• _Given exercise_: Quote the data below in full, minus the images.

....................

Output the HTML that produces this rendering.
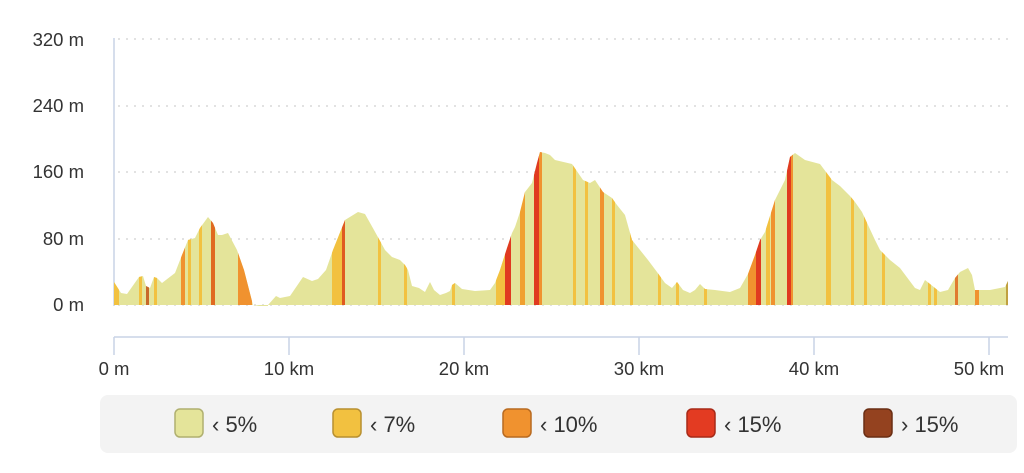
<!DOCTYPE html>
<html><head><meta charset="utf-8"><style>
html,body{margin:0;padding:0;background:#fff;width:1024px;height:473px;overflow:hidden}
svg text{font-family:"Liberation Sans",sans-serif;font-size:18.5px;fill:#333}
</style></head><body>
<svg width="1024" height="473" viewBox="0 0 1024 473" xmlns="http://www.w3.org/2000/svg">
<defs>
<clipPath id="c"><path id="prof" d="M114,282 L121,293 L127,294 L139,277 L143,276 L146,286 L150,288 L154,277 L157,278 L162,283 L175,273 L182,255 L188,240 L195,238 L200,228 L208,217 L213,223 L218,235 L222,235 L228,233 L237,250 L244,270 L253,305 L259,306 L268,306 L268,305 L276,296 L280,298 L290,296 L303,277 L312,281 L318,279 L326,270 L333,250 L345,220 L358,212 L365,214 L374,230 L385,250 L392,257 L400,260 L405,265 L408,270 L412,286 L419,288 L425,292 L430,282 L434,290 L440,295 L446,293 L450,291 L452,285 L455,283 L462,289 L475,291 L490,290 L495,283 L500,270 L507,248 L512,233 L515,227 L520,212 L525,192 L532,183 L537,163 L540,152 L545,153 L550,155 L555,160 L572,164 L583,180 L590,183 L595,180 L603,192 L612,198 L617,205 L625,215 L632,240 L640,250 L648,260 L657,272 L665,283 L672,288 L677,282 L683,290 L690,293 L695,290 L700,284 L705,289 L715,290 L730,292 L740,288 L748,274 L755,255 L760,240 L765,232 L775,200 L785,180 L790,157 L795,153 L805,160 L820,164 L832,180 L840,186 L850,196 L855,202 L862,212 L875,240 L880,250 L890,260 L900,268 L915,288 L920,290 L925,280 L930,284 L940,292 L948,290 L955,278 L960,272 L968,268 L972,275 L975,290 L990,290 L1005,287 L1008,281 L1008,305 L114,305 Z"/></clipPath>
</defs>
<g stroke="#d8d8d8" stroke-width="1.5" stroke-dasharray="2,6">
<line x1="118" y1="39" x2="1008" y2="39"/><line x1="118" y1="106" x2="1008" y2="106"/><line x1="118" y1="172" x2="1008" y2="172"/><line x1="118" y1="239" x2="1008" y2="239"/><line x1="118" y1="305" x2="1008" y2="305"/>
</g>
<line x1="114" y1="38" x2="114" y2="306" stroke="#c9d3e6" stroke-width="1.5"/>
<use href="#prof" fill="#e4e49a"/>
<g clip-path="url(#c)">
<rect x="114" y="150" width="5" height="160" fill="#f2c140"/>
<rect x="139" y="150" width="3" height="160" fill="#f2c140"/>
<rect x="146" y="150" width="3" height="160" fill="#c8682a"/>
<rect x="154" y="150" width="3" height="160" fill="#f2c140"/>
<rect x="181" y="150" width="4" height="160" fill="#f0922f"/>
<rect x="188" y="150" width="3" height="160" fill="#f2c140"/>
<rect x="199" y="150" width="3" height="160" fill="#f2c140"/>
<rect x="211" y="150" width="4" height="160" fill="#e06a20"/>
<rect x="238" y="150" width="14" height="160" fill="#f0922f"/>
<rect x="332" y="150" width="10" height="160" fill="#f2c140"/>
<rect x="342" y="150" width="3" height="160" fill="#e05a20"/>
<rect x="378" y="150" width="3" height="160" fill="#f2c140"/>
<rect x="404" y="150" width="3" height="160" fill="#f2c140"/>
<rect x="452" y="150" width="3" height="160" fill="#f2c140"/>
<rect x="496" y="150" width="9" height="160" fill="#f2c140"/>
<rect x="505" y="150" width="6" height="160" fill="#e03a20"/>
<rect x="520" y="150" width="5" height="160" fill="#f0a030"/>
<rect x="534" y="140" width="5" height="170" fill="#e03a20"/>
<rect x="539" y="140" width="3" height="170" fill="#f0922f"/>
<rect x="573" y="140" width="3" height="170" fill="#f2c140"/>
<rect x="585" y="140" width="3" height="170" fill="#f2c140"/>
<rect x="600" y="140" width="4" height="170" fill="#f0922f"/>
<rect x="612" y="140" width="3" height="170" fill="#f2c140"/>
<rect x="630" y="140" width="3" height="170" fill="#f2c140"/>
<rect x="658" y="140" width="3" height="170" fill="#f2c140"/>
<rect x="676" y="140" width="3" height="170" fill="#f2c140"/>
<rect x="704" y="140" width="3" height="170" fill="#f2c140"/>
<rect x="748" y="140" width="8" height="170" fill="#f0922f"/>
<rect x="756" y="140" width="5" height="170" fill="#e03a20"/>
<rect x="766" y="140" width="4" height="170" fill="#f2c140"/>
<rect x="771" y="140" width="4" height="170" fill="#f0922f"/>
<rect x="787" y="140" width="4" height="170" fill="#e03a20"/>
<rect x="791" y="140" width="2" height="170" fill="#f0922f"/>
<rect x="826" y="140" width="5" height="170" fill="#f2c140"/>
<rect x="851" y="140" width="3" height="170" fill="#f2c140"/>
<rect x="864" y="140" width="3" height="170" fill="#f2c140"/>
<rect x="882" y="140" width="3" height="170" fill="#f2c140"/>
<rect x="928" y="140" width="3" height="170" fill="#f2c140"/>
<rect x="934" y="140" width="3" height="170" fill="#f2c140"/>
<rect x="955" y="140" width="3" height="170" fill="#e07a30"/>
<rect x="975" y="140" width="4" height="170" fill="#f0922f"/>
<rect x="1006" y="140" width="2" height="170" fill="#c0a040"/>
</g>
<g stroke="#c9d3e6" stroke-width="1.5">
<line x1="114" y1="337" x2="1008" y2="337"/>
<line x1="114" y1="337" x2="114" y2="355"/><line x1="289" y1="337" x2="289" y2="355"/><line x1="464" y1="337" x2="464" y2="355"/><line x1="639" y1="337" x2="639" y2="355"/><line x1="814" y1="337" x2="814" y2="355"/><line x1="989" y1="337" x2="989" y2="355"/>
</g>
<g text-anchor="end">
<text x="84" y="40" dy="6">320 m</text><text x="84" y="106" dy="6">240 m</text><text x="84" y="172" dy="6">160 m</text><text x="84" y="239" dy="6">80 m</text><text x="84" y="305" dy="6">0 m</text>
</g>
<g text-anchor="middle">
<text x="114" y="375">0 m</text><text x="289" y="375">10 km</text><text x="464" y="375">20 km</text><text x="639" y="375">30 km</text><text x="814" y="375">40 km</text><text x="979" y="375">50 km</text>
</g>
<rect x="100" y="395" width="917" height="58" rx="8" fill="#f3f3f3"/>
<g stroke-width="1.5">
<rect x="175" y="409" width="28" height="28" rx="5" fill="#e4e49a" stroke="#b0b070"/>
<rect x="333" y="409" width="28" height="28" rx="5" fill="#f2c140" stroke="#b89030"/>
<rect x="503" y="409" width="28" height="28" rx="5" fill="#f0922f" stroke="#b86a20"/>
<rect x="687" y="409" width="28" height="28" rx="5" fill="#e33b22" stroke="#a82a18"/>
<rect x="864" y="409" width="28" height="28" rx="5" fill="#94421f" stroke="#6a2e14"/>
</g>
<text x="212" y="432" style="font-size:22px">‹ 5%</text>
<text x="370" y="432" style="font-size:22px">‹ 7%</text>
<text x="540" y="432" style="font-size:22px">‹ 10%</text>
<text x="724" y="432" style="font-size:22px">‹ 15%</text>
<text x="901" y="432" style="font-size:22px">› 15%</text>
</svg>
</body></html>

....................

• _Problem solution_:
Output the HTML that produces this rendering.
<!DOCTYPE html>
<html><head><meta charset="utf-8"><style>
html,body{margin:0;padding:0;background:#fff;width:1024px;height:473px;overflow:hidden}
svg text{font-family:"Liberation Sans",sans-serif;font-size:18.5px;fill:#333}
</style></head><body>
<svg width="1024" height="473" viewBox="0 0 1024 473" xmlns="http://www.w3.org/2000/svg">
<defs>
<clipPath id="c"><path id="prof" d="M114,282 L121,293 L127,294 L139,277 L143,276 L146,286 L150,288 L154,277 L157,278 L162,283 L175,273 L182,255 L188,240 L195,238 L200,228 L208,217 L213,223 L218,235 L222,235 L228,233 L237,250 L244,270 L253,305 L259,306 L268,306 L268,305 L276,296 L280,298 L290,296 L303,277 L312,281 L318,279 L326,270 L333,250 L345,220 L358,212 L365,214 L374,230 L385,250 L392,257 L400,260 L405,265 L408,270 L412,286 L419,288 L425,292 L430,282 L434,290 L440,295 L446,293 L450,291 L452,285 L455,283 L462,289 L475,291 L490,290 L495,283 L500,270 L507,248 L512,233 L515,227 L520,212 L525,192 L532,183 L537,163 L540,152 L545,153 L550,155 L555,160 L572,164 L583,180 L590,183 L595,180 L603,192 L612,198 L617,205 L625,215 L632,240 L640,250 L648,260 L657,272 L665,283 L672,288 L677,282 L683,290 L690,293 L695,290 L700,284 L705,289 L715,290 L730,292 L740,288 L748,274 L755,255 L760,240 L765,232 L775,200 L785,180 L790,157 L795,153 L805,160 L820,164 L832,180 L840,186 L850,196 L855,202 L862,212 L875,240 L880,250 L890,260 L900,268 L915,288 L920,290 L925,280 L930,284 L940,292 L948,290 L955,278 L960,272 L968,268 L972,275 L975,290 L990,290 L1005,287 L1008,281 L1008,305 L114,305 Z"/></clipPath>
</defs>
<g stroke="#d8d8d8" stroke-width="1.5" stroke-dasharray="2,6">
<line x1="118" y1="39" x2="1008" y2="39"/><line x1="118" y1="106" x2="1008" y2="106"/><line x1="118" y1="172" x2="1008" y2="172"/><line x1="118" y1="239" x2="1008" y2="239"/><line x1="118" y1="305" x2="1008" y2="305"/>
</g>
<line x1="114" y1="38" x2="114" y2="306" stroke="#c9d3e6" stroke-width="1.5"/>
<use href="#prof" fill="#e4e49a"/>
<g clip-path="url(#c)">
<rect x="114" y="150" width="5" height="160" fill="#f2c140"/>
<rect x="139" y="150" width="3" height="160" fill="#f2c140"/>
<rect x="146" y="150" width="3" height="160" fill="#c8682a"/>
<rect x="154" y="150" width="3" height="160" fill="#f2c140"/>
<rect x="181" y="150" width="4" height="160" fill="#f0922f"/>
<rect x="188" y="150" width="3" height="160" fill="#f2c140"/>
<rect x="199" y="150" width="3" height="160" fill="#f2c140"/>
<rect x="211" y="150" width="4" height="160" fill="#e06a20"/>
<rect x="238" y="150" width="14" height="160" fill="#f0922f"/>
<rect x="332" y="150" width="10" height="160" fill="#f2c140"/>
<rect x="342" y="150" width="3" height="160" fill="#e05a20"/>
<rect x="378" y="150" width="3" height="160" fill="#f2c140"/>
<rect x="404" y="150" width="3" height="160" fill="#f2c140"/>
<rect x="452" y="150" width="3" height="160" fill="#f2c140"/>
<rect x="496" y="150" width="9" height="160" fill="#f2c140"/>
<rect x="505" y="150" width="6" height="160" fill="#e03a20"/>
<rect x="520" y="150" width="5" height="160" fill="#f0a030"/>
<rect x="534" y="140" width="5" height="170" fill="#e03a20"/>
<rect x="539" y="140" width="3" height="170" fill="#f0922f"/>
<rect x="573" y="140" width="3" height="170" fill="#f2c140"/>
<rect x="585" y="140" width="3" height="170" fill="#f2c140"/>
<rect x="600" y="140" width="4" height="170" fill="#f0922f"/>
<rect x="612" y="140" width="3" height="170" fill="#f2c140"/>
<rect x="630" y="140" width="3" height="170" fill="#f2c140"/>
<rect x="658" y="140" width="3" height="170" fill="#f2c140"/>
<rect x="676" y="140" width="3" height="170" fill="#f2c140"/>
<rect x="704" y="140" width="3" height="170" fill="#f2c140"/>
<rect x="748" y="140" width="8" height="170" fill="#f0922f"/>
<rect x="756" y="140" width="5" height="170" fill="#e03a20"/>
<rect x="766" y="140" width="4" height="170" fill="#f2c140"/>
<rect x="771" y="140" width="4" height="170" fill="#f0922f"/>
<rect x="787" y="140" width="4" height="170" fill="#e03a20"/>
<rect x="791" y="140" width="2" height="170" fill="#f0922f"/>
<rect x="826" y="140" width="5" height="170" fill="#f2c140"/>
<rect x="851" y="140" width="3" height="170" fill="#f2c140"/>
<rect x="864" y="140" width="3" height="170" fill="#f2c140"/>
<rect x="882" y="140" width="3" height="170" fill="#f2c140"/>
<rect x="928" y="140" width="3" height="170" fill="#f2c140"/>
<rect x="934" y="140" width="3" height="170" fill="#f2c140"/>
<rect x="955" y="140" width="3" height="170" fill="#e07a30"/>
<rect x="975" y="140" width="4" height="170" fill="#f0922f"/>
<rect x="1006" y="140" width="2" height="170" fill="#c0a040"/>
</g>
<g stroke="#c9d3e6" stroke-width="1.5">
<line x1="114" y1="337" x2="1008" y2="337"/>
<line x1="114" y1="337" x2="114" y2="355"/><line x1="289" y1="337" x2="289" y2="355"/><line x1="464" y1="337" x2="464" y2="355"/><line x1="639" y1="337" x2="639" y2="355"/><line x1="814" y1="337" x2="814" y2="355"/><line x1="989" y1="337" x2="989" y2="355"/>
</g>
<g text-anchor="end">
<text x="84" y="40" dy="6">320 m</text><text x="84" y="106" dy="6">240 m</text><text x="84" y="172" dy="6">160 m</text><text x="84" y="239" dy="6">80 m</text><text x="84" y="305" dy="6">0 m</text>
</g>
<g text-anchor="middle">
<text x="114" y="375">0 m</text><text x="289" y="375">10 km</text><text x="464" y="375">20 km</text><text x="639" y="375">30 km</text><text x="814" y="375">40 km</text><text x="979" y="375">50 km</text>
</g>
<rect x="100" y="395" width="917" height="58" rx="8" fill="#f3f3f3"/>
<g stroke-width="1.5">
<rect x="175" y="409" width="28" height="28" rx="5" fill="#e4e49a" stroke="#b0b070"/>
<rect x="333" y="409" width="28" height="28" rx="5" fill="#f2c140" stroke="#b89030"/>
<rect x="503" y="409" width="28" height="28" rx="5" fill="#f0922f" stroke="#b86a20"/>
<rect x="687" y="409" width="28" height="28" rx="5" fill="#e33b22" stroke="#a82a18"/>
<rect x="864" y="409" width="28" height="28" rx="5" fill="#94421f" stroke="#6a2e14"/>
</g>
<text x="212" y="432" style="font-size:22px">‹ 5%</text>
<text x="370" y="432" style="font-size:22px">‹ 7%</text>
<text x="540" y="432" style="font-size:22px">‹ 10%</text>
<text x="724" y="432" style="font-size:22px">‹ 15%</text>
<text x="901" y="432" style="font-size:22px">› 15%</text>
</svg>
</body></html>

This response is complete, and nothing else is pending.